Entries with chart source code
******************************

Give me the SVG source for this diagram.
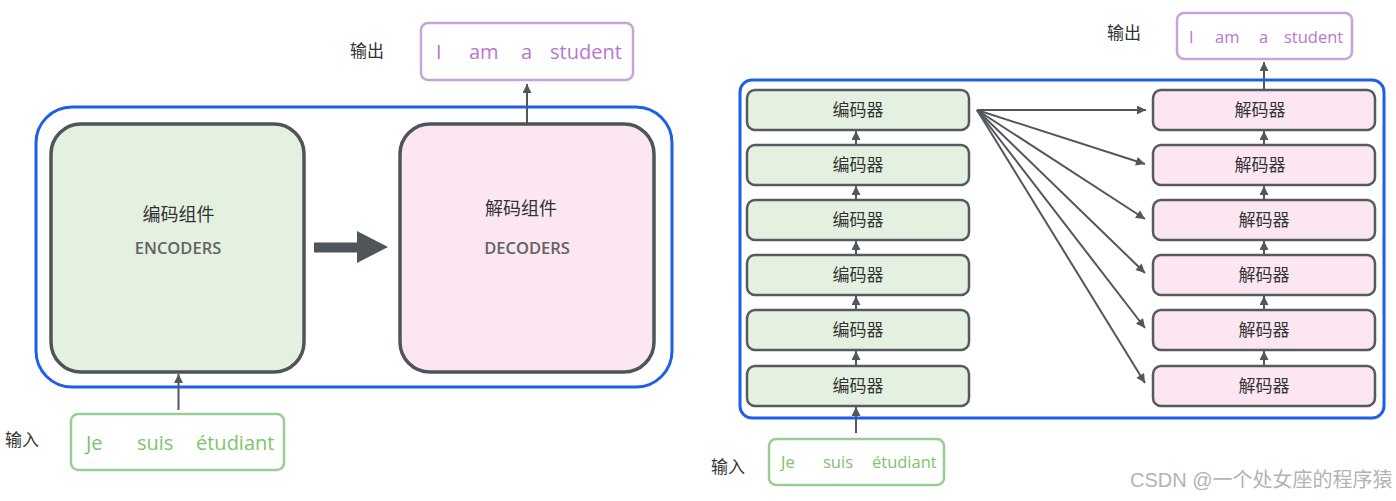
<svg xmlns="http://www.w3.org/2000/svg" width="1396" height="501" viewBox="0 0 1396 501">
<style>
.cjk{font-family:"Noto Sans CJK SC","Noto Sans",sans-serif;fill:#333}
.lat{font-family:"Open Sans","Noto Sans",sans-serif}
.big{stroke:#4f5459;stroke-width:3.5}
.enc{fill:#e4f1e0}
.dec{fill:#fbe6f1}
.sm{stroke:#555a5f;stroke-width:2.5}
.blue{fill:none;stroke:#1d5fe6;stroke-width:3}
.out{fill:#fff;stroke:#c9a2d9;stroke-width:2.5}
.in{fill:#fff;stroke:#9acd94;stroke-width:2.5}
.outt{fill:#b777d1}
.int{fill:#7cc46b}
.con{stroke:#52575c;stroke-width:2;fill:none}
.cap{font-size:16.5px;font-weight:600;fill:#626262}
</style>
<defs>
<marker id="ah" viewBox="0 0 10 10" refX="10" refY="5" markerWidth="10" markerHeight="9" markerUnits="userSpaceOnUse" orient="auto">
<path d="M0,0 L10,5 L0,10 z" fill="#52575c"/>
</marker>
</defs>
<rect width="1396" height="501" fill="#fff"/>

<!-- LEFT -->
<rect class="blue" x="36" y="107" width="636" height="280" rx="36"/>
<g id="encoders">
<rect class="enc big" x="51" y="124" width="253" height="248" rx="30"/>
<text class="cjk" x="178.5" y="221" font-size="18" text-anchor="middle">编码组件</text>
<text class="lat cap" x="178" y="254" text-anchor="middle">ENCODERS</text>
</g>
<g id="decoders">
<rect class="dec big" x="400" y="124" width="254" height="248" rx="30"/>
<text class="cjk" x="521" y="215" font-size="18" text-anchor="middle">解码组件</text>
<text class="lat cap" x="527" y="254" text-anchor="middle">DECODERS</text>
</g>
<g id="out-left">
<text class="cjk" x="367" y="57" font-size="17" text-anchor="middle">输出</text>
<rect class="out" x="421" y="23" width="212" height="57" rx="7"/>
<text class="lat outt" font-size="20" y="59"><tspan x="436">I</tspan><tspan x="469">am</tspan><tspan x="521">a</tspan><tspan x="550">student</tspan></text>
</g>
<g id="in-left">
<text class="cjk" x="22" y="446" font-size="17" text-anchor="middle">输入</text>
<rect class="in" x="71" y="414" width="213" height="56" rx="7"/>
<text class="lat int" font-size="20" y="450"><tspan x="86">Je</tspan><tspan x="137">suis</tspan><tspan x="196">étudiant</tspan></text>
</g>

<!-- RIGHT -->
<rect class="blue" x="740" y="80" width="644" height="338" rx="12"/>
<g id="out-right">
<text class="cjk" x="1124" y="39" font-size="17" text-anchor="middle">输出</text>
<rect class="out" x="1177" y="13" width="175" height="46" rx="7"/>
<text class="lat outt" font-size="16.5" y="43"><tspan x="1189">I</tspan><tspan x="1215">am</tspan><tspan x="1259">a</tspan><tspan x="1284">student</tspan></text>
</g>
<g id="in-right">
<text class="cjk" x="728" y="473" font-size="17" text-anchor="middle">输入</text>
<rect class="in" x="769" y="439" width="175" height="46" rx="7"/>
<text class="lat int" font-size="16.5" y="468"><tspan x="781">Je</tspan><tspan x="823">suis</tspan><tspan x="872">étudiant</tspan></text>
</g>
<g id="enc1"><rect class="enc sm" x="747" y="90" width="222" height="40" rx="8"/><text class="cjk" x="858" y="116" font-size="17" text-anchor="middle">编码器</text></g>
<g id="enc2"><rect class="enc sm" x="747" y="145" width="222" height="40" rx="8"/><text class="cjk" x="858" y="171" font-size="17" text-anchor="middle">编码器</text></g>
<g id="enc3"><rect class="enc sm" x="747" y="200" width="222" height="40" rx="8"/><text class="cjk" x="858" y="226" font-size="17" text-anchor="middle">编码器</text></g>
<g id="enc4"><rect class="enc sm" x="747" y="255" width="222" height="40" rx="8"/><text class="cjk" x="858" y="281" font-size="17" text-anchor="middle">编码器</text></g>
<g id="enc5"><rect class="enc sm" x="747" y="310" width="222" height="40" rx="8"/><text class="cjk" x="858" y="336" font-size="17" text-anchor="middle">编码器</text></g>
<g id="enc6"><rect class="enc sm" x="747" y="366" width="222" height="40" rx="8"/><text class="cjk" x="858" y="392" font-size="17" text-anchor="middle">编码器</text></g>
<g id="dec1"><rect class="dec sm" x="1153" y="90" width="222" height="40" rx="8"/><text class="cjk" x="1260" y="116" font-size="17" text-anchor="middle">解码器</text></g>
<g id="dec2"><rect class="dec sm" x="1153" y="145" width="222" height="40" rx="8"/><text class="cjk" x="1260" y="171" font-size="17" text-anchor="middle">解码器</text></g>
<g id="dec3"><rect class="dec sm" x="1153" y="200" width="222" height="40" rx="8"/><text class="cjk" x="1264" y="226" font-size="17" text-anchor="middle">解码器</text></g>
<g id="dec4"><rect class="dec sm" x="1153" y="255" width="222" height="40" rx="8"/><text class="cjk" x="1264" y="281" font-size="17" text-anchor="middle">解码器</text></g>
<g id="dec5"><rect class="dec sm" x="1153" y="310" width="222" height="40" rx="8"/><text class="cjk" x="1264" y="336" font-size="17" text-anchor="middle">解码器</text></g>
<g id="dec6"><rect class="dec sm" x="1153" y="366" width="222" height="40" rx="8"/><text class="cjk" x="1264" y="392" font-size="17" text-anchor="middle">解码器</text></g>

<g id="connectors">
<path d="M314,242.5 H357 V231 L388,247 L357,263 V252.5 H314 z" fill="#50555a"/>
<path class="con" d="M527,123 V84" stroke-width="3" marker-end="url(#ah)"/>
<path class="con" d="M178.5,410 V374" stroke-width="3" marker-end="url(#ah)"/>
<path class="con" d="M1264,89 V62" marker-end="url(#ah)"/>
<path class="con" d="M856,433 V407" marker-end="url(#ah)"/>
<path class="con" d="M856,365 V351" marker-end="url(#ah)"/>
<path class="con" d="M856,309 V296" marker-end="url(#ah)"/>
<path class="con" d="M856,254 V241" marker-end="url(#ah)"/>
<path class="con" d="M856,199 V186" marker-end="url(#ah)"/>
<path class="con" d="M856,144 V131" marker-end="url(#ah)"/>
<path class="con" d="M1264,365 V351" marker-end="url(#ah)"/>
<path class="con" d="M1264,309 V296" marker-end="url(#ah)"/>
<path class="con" d="M1264,254 V241" marker-end="url(#ah)"/>
<path class="con" d="M1264,199 V186" marker-end="url(#ah)"/>
<path class="con" d="M1264,144 V131" marker-end="url(#ah)"/>
<path class="con" d="M977,110 L1146,110" marker-end="url(#ah)"/>
<path class="con" d="M977,110 L1145,164" marker-end="url(#ah)"/>
<path class="con" d="M977,110 L1145,219" marker-end="url(#ah)"/>
<path class="con" d="M977,110 L1145,273" marker-end="url(#ah)"/>
<path class="con" d="M977,110 L1145,328" marker-end="url(#ah)"/>
<path class="con" d="M977,110 L1145,383" marker-end="url(#ah)"/>
</g>

<text x="1130" y="487" font-family="Liberation Sans,&quot;Noto Sans CJK SC&quot;,sans-serif" font-size="20" fill="#b3b3b3">CSDN @一个处女座的程序猿</text>
</svg>
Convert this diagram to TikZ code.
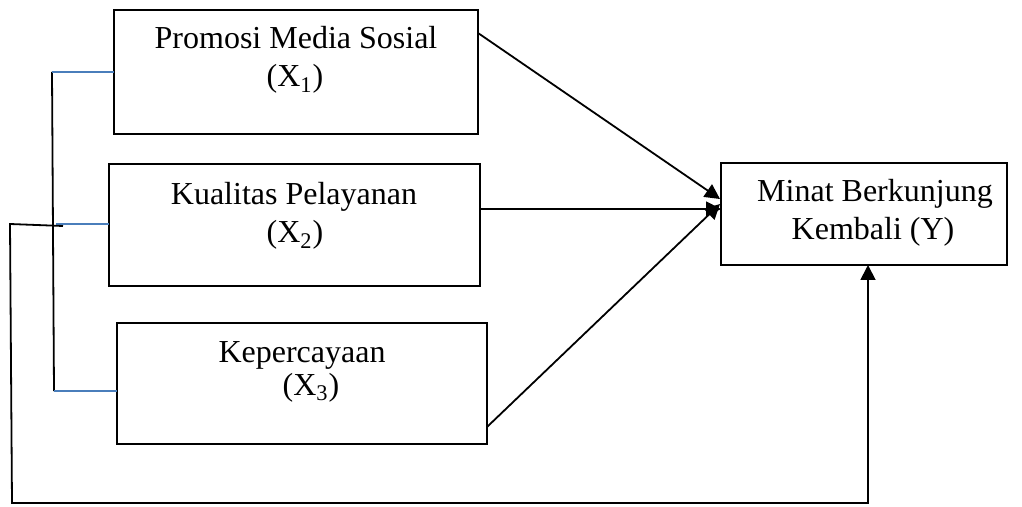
\documentclass[tikz,border=0pt]{standalone}
\usepackage{fontspec}
\setmainfont{Liberation Serif}
\usetikzlibrary{arrows.meta,calc}
\definecolor{wordblue}{HTML}{4A7EBB}
\tikzset{
  box/.style={draw=black, line width=0.9pt, inner sep=0pt, outer sep=0pt, fill=white},
  lbl/.style={anchor=base, inner sep=0pt, font=\fontsize{16}{19}\selectfont},
  conn/.style={draw=black, line width=0.9pt},
  tick/.style={draw=wordblue, line width=0.9pt},
  arr/.style={conn, -{Triangle[length=7.5pt,width=7.5pt]}}
}
\begin{document}
\begin{tikzpicture}[x=0.5pt,y=-0.5pt]
\useasboundingbox (0,0) rectangle (1022,507);
% boxes
\node[box, minimum width=182pt, minimum height=62pt] (x1) at (296,72) {};
\node[box, minimum width=185.5pt, minimum height=61pt] (x2) at (294.5,225) {};
\node[box, minimum width=185pt, minimum height=60.5pt] (x3) at (302,383.5) {};
\node[box, minimum width=143pt, minimum height=51pt] (y) at (864,214) {};
% labels
\node[lbl] (x1a) at (296,49) {Promosi Media Sosial};
\node[lbl] (x1b) at (295,87) {(X\textsubscript{1})};
\node[lbl] (x2a) at (294,205) {Kualitas Pelayanan};
\node[lbl] (x2b) at (295,243) {(X\textsubscript{2})};
\node[lbl] (x3a) at (302,363) {Kepercayaan};
\node[lbl] (x3b) at (311,395) {(X\textsubscript{3})};
\node[lbl] (ya) at (875,202) {Minat Berkunjung};
\node[lbl] (yb) at (873,240) {Kembali (Y)};
% bracket coordinates
\coordinate (b1) at (52,72);
\coordinate (b3) at (54,391);
\coordinate (b2) at (56,224);
\coordinate (l0) at (63,226);
\coordinate (l1) at (10,224);
\coordinate (l2) at (12,503);
\coordinate (ybot) at ($(y.south)+(4,0)$);
% arrow endpoints
\coordinate (s1) at ($(x1.north east)+(0,23)$);
\coordinate (s2) at (480,209);
\coordinate (s3) at ($(x3.south east)+(0,-17)$);
\coordinate (t1) at (720,199);
\coordinate (t2) at (721,209);
\coordinate (t3) at (720,204);
% bracket
\draw[conn] (b1) -- (b3);
\draw[tick] (b1) -- (x1.west);
\draw[tick] (b2) -- (b2 -| x2.west);
\draw[tick] (b3) -- (b3 -| x3.west);
% feedback line
\draw[arr] (l0) -- (l1) -- (l2) -- (l2 -| ybot) -- (ybot);
% arrows to Y
\draw[arr] (s1) -- (t1);
\draw[arr] (s2) -- (t2);
\draw[arr] (s3) -- (t3);
\end{tikzpicture}
\end{document}
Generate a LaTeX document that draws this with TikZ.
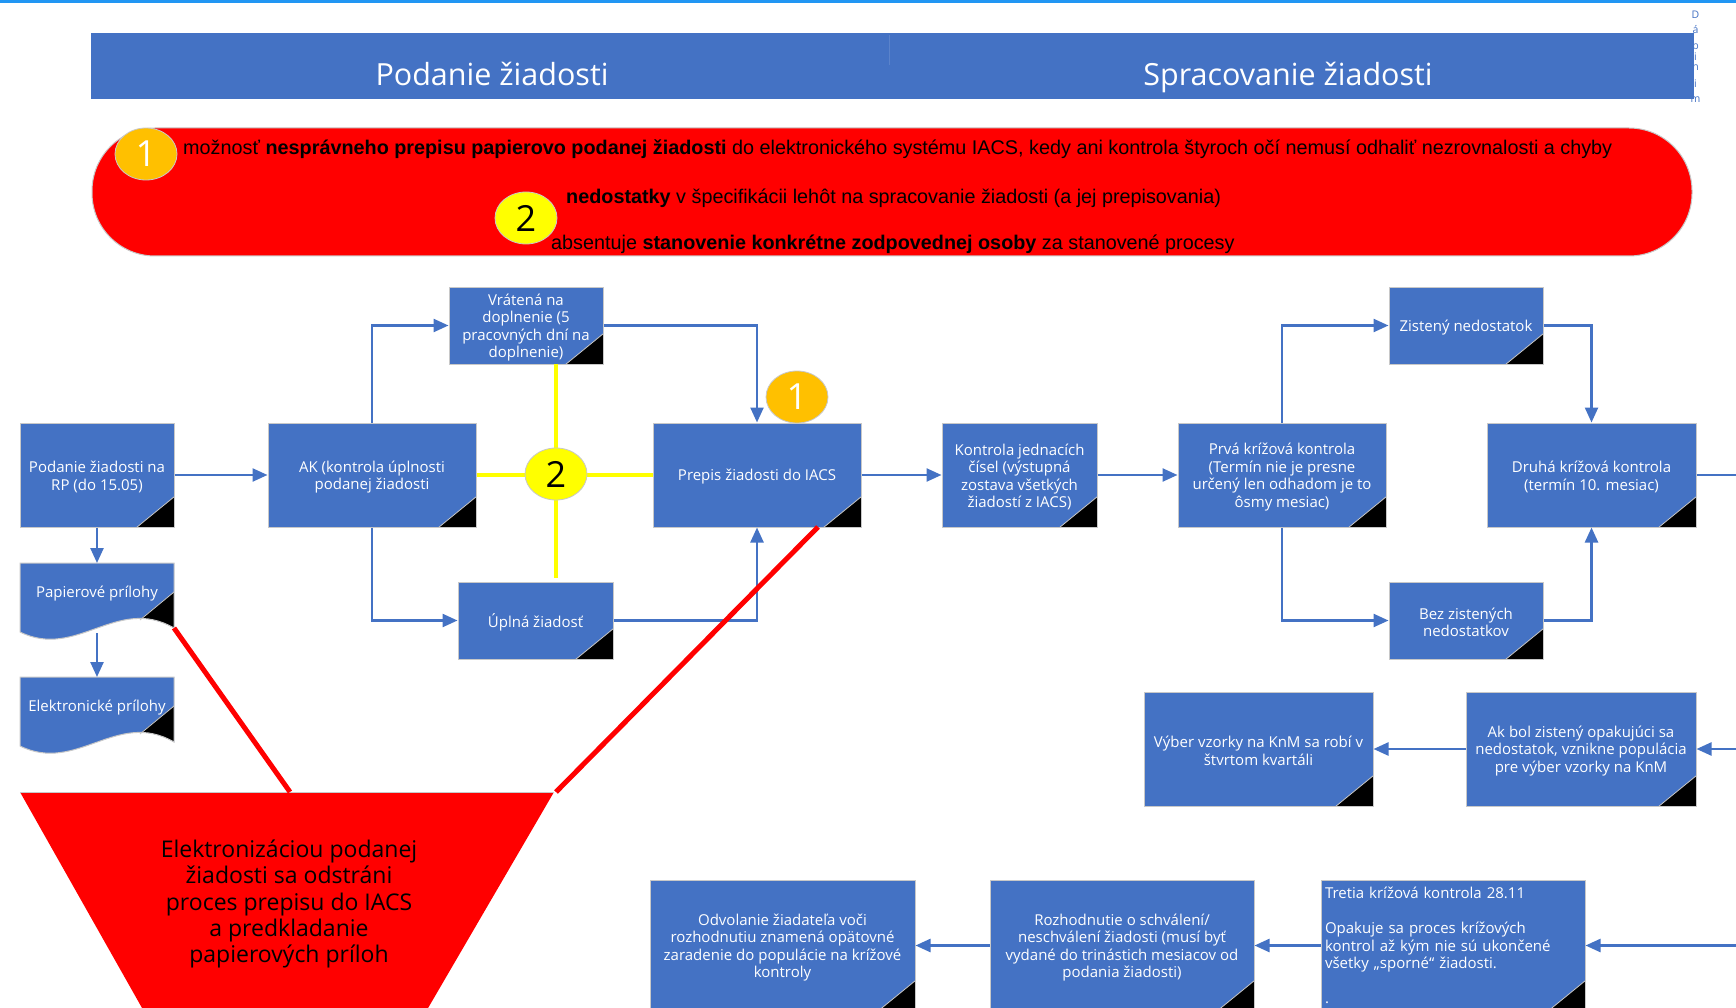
\documentclass[tikz,border=0pt]{standalone}
\usepackage{fontspec}
\newfontfamily\osans{Open Sans}
\newfontfamily\arialf{Liberation Sans}
\usetikzlibrary{arrows.meta,shapes.geometric,calc}
\definecolor{boxblue}{RGB}{68,114,196}
\definecolor{boxedge}{RGB}{200,200,200}
\definecolor{topblue}{RGB}{33,150,243}
\definecolor{circorange}{RGB}{255,192,0}
\definecolor{circyellow}{RGB}{255,255,0}
\definecolor{pillred}{RGB}{255,0,0}
\tikzset{
  box/.style={draw=boxedge, fill=boxblue, line width=1pt, text=white, align=center, inner sep=2pt, font={\osans\fontsize{15}{17.5}\selectfont}},
  boxtxt/.style={text=white, align=center, inner sep=0pt, font={\osans\fontsize{15}{17.5}\selectfont}},
  corner/.style={fill=black, draw=boxedge, line width=0.8pt},
  conn/.style={draw=boxblue, line width=2.4pt, -{Triangle[length=15pt,width=13pt]}},
  connline/.style={draw=boxblue, line width=2.4pt},
  yline/.style={draw=circyellow, line width=4.5pt},
  rline/.style={draw=pillred, line width=5pt},
  numcirc/.style={ellipse, draw=boxedge, line width=0.8pt, minimum width=62pt, minimum height=52pt, inner sep=0pt, font={\osans\fontsize{36}{36}\selectfont}},
  pilltxt/.style={anchor=base west, inner sep=0pt, text=black, font={\arialf\fontsize{19.8}{22}\selectfont}},
  hdrtxt/.style={anchor=base, inner sep=0pt, text=white, font={\osans\fontsize{30.5}{33}\selectfont}},
  vlet/.style={inner sep=0pt, text=boxblue, font={\osans\fontsize{10.5}{10.5}\selectfont}},
}
\newcommand\pbox[6]{%
  \node[box, minimum width={(#4-#2)*1pt}, minimum height={(#5-#3)*1pt}] (#1) at ({(#2+#4)/2},{(#3+#5)/2}) {};
  \node[boxtxt] (#1t) at ({(#2+#4)/2},{(#3+#5)/2+2}) {#6};
  \filldraw[corner] (#1.south east) ++(0,-31) -- ++(0,31) -- ++(-38,0) -- cycle;
}
\newcommand\docpath[3]{(#1,#2) -- (#3,#2) -- (#3,#2+65) .. controls (#1+97,#2+32) and (#1+57,#2+97) .. (#1,#2+69) -- cycle}
\begin{document}
\begin{tikzpicture}[x=1pt,y=-1pt]
\useasboundingbox (0,0) rectangle (1736,1008);
\fill[white] (0,0) rectangle (1736,1008);
% top line
\fill[topblue] (0,0) rectangle (1736,3.5);
% vertical letters (partly hidden)
\foreach \l/\yy in {D/15,á/30,b/46,i/57,n/68,i/84,m/100}
  \node[vlet] (v\yy) at (1695.5,\yy) {\l};
% header bar
\node[fill=boxblue, minimum width=1603pt, minimum height=66pt, inner sep=0pt] (hdr) at (892.5,66) {};
\draw[boxblue!88!white, line width=1pt] (889,35) -- (889,65);
\node[hdrtxt] (h1) at (492,86) {Podanie žiadosti};
\node[hdrtxt] (h2) at (1288,86) {Spracovanie žiadosti};
% red pill
\filldraw[fill=pillred, draw=boxedge, line width=1pt, rounded corners=63pt] (92,128) rectangle (1692,256);
\node[numcirc, fill=circorange, text=white] (c1a) at (146,154) {1};
\node[pilltxt] (p1) at (183,154.5) {možnosť \textbf{nesprávneho prepisu papierovo podanej žiadosti} do elektronického systému IACS, kedy ani kontrola štyroch očí nemusí odhaliť nezrovnalosti a chyby};
\node[numcirc, fill=circyellow, text=black] (c2a) at (526,218) {2};
\node[pilltxt] (p2) at (566,203.5) {\textbf{nedostatky} v špecifikácii lehôt na spracovanie žiadosti (a jej prepisovania)};
\node[pilltxt] (p3) at (551,249.5) {absentuje \textbf{stanovenie konkrétne zodpovednej osoby} za stanovené procesy};
% boxes
\pbox{B1}{20}{423}{174}{527}{Podanie žiadosti na\\RP (do 15.05)}
\pbox{B2}{268}{423}{476}{527}{AK (kontrola úplnosti\\podanej žiadosti}
\pbox{B3}{449}{287}{603}{364}{Vrátená na\\doplnenie (5\\pracovných dní na\\doplnenie)}
\pbox{B4}{458}{582}{613}{659}{Úplná žiadosť}
\pbox{B5}{653}{423}{861}{527}{Prepis žiadosti do IACS}
\pbox{B6}{942}{423}{1097}{527}{Kontrola jednacích\\čísel (výstupná\\zostava všetkých\\žiadostí z IACS)}
\pbox{B7}{1178}{423}{1386}{527}{Prvá krížová kontrola\\(Termín nie je presne\\určený len odhadom je to\\ôsmy mesiac)}
\pbox{B8}{1389}{287}{1543}{364}{Zistený nedostatok}
\pbox{B9}{1389}{582}{1543}{659}{Bez zistených\\nedostatkov}
\pbox{B10}{1487}{423}{1696}{527}{Druhá krížová kontrola\\(termín 10. mesiac)}
\pbox{B11}{1466}{692}{1696}{806}{Ak bol zistený opakujúci sa\\nedostatok, vznikne populácia\\pre výber vzorky na KnM}
\pbox{B12}{1144}{692}{1373}{806}{Výber vzorky na KnM sa robí v\\štvrtom kvartáli}
\node[box, align=left, text width=256pt, inner sep=4pt, minimum width=264pt, minimum height=131pt] (B13) at (1453,945.5) {Tretia krížová kontrola 28.11\\[17.5pt]Opakuje sa proces krížových\\kontrol až kým nie sú ukončené\\všetky „sporné“ žiadosti.\\[17.5pt].};
\filldraw[corner] (B13.south east) ++(0,-31) -- ++(0,31) -- ++(-38,0) -- cycle;
\pbox{B14}{990}{880}{1254}{1011}{Rozhodnutie o schválení/\\neschválení žiadosti (musí byť\\vydané do trinástich mesiacov od\\podania žiadosti)}
\pbox{B15}{650}{880}{915}{1011}{Odvolanie žiadateľa voči\\rozhodnutiu znamená opätovné\\zaradenie do populácie na krížové\\kontroly}
% document shapes
\fill[boxblue] \docpath{20}{563}{174};
\begin{scope}
  \clip \docpath{20}{563}{174};
  \fill[black] (174,592) -- (174,670) -- (78,670) -- cycle;
\end{scope}
\draw[boxedge, line width=1pt] \docpath{20}{563}{174};
\draw[boxedge, line width=0.8pt] (174,592) -- (140,620);
\node[boxtxt] (pap) at (97,594) {Papierové prílohy};
\fill[boxblue] \docpath{20}{677}{174};
\begin{scope}
  \clip \docpath{20}{677}{174};
  \fill[black] (174,706) -- (174,784) -- (78,784) -- cycle;
\end{scope}
\draw[boxedge, line width=1pt] \docpath{20}{677}{174};
\draw[boxedge, line width=0.8pt] (174,706) -- (140,734);
\node[boxtxt] (elek) at (97,708) {Elektronické prílohy};
\coordinate (papT) at (97,563);
\coordinate (papB) at (97,633);
\coordinate (elekT) at (97,677);
% connectors
\draw[conn] (B1.south) -- (papT);
\draw[conn] (papB) -- (elekT);
\draw[conn] (B1.east) -- (B2.west);
\draw[conn] (B2.north) |- (B3.west);
\draw[conn] (B2.south) |- (B4.west);
\draw[conn] (B3.east) -| (B5.north);
\draw[conn] (B4.east) -| (B5.south);
\draw[conn] (B5.east) -- (B6.west);
\draw[conn] (B6.east) -- (B7.west);
\draw[conn] (B7.north) |- (B8.west);
\draw[conn] (B7.south) |- (B9.west);
\draw[conn] (B8.east) -| (B10.north);
\draw[conn] (B9.east) -| (B10.south);
\coordinate (outR1) at (1740,475);
\coordinate (inR2) at (1740,749);
\coordinate (inR3) at (1740,945.5);
\draw[connline] (B10.east) -- (outR1);
\draw[conn] (inR2) -- (B11.east);
\draw[conn] (B11.west) -- (B12.east);
\draw[conn] (inR3) -- (B13.east);
\draw[conn] (B13.west) -- (B14.east);
\draw[conn] (B14.west) -- (B15.east);
% yellow cross
\coordinate (yT) at (556,364);
\coordinate (yB) at (556,578);
\draw[yline] (B2.east) -- (B5.west);
\draw[yline] (yT) -- (yB);
\node[numcirc, fill=circyellow, text=black] (c2b) at (556,474) {2};
\node[numcirc, fill=circorange, text=white] (c1b) at (797,397) {1};
% red funnel
\fill[pillred] (20,792) -- (554,792) -- (424,1015) -- (146,1015) -- cycle;
\draw[boxedge, line width=0.8pt] (20,792) -- (554,792);
\node[align=center, inner sep=0pt, text=black, font={\osans\fontsize{23}{26.2}\selectfont}] (funtxt) at (289,904) {Elektronizáciou podanej\\žiadosti sa odstráni\\proces prepisu do IACS\\a predkladanie\\papierových príloh};
\coordinate (papR) at (174,628);
\coordinate (trapL) at (290,792);
\coordinate (prepR) at (818,527);
\coordinate (trapR) at (556,792);
\draw[rline] (papR) -- (trapL);
\draw[rline] (prepR) -- (trapR);
\end{tikzpicture}
\end{document}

******************************

■ **Task to carry out**
Reproduce each line from the records that contains the word "this".

■ **Answer to the task**
Give me the SVG source for this diagram.
Convert this diagram to TikZ code.
Generate a LaTeX document that draws this with TikZ.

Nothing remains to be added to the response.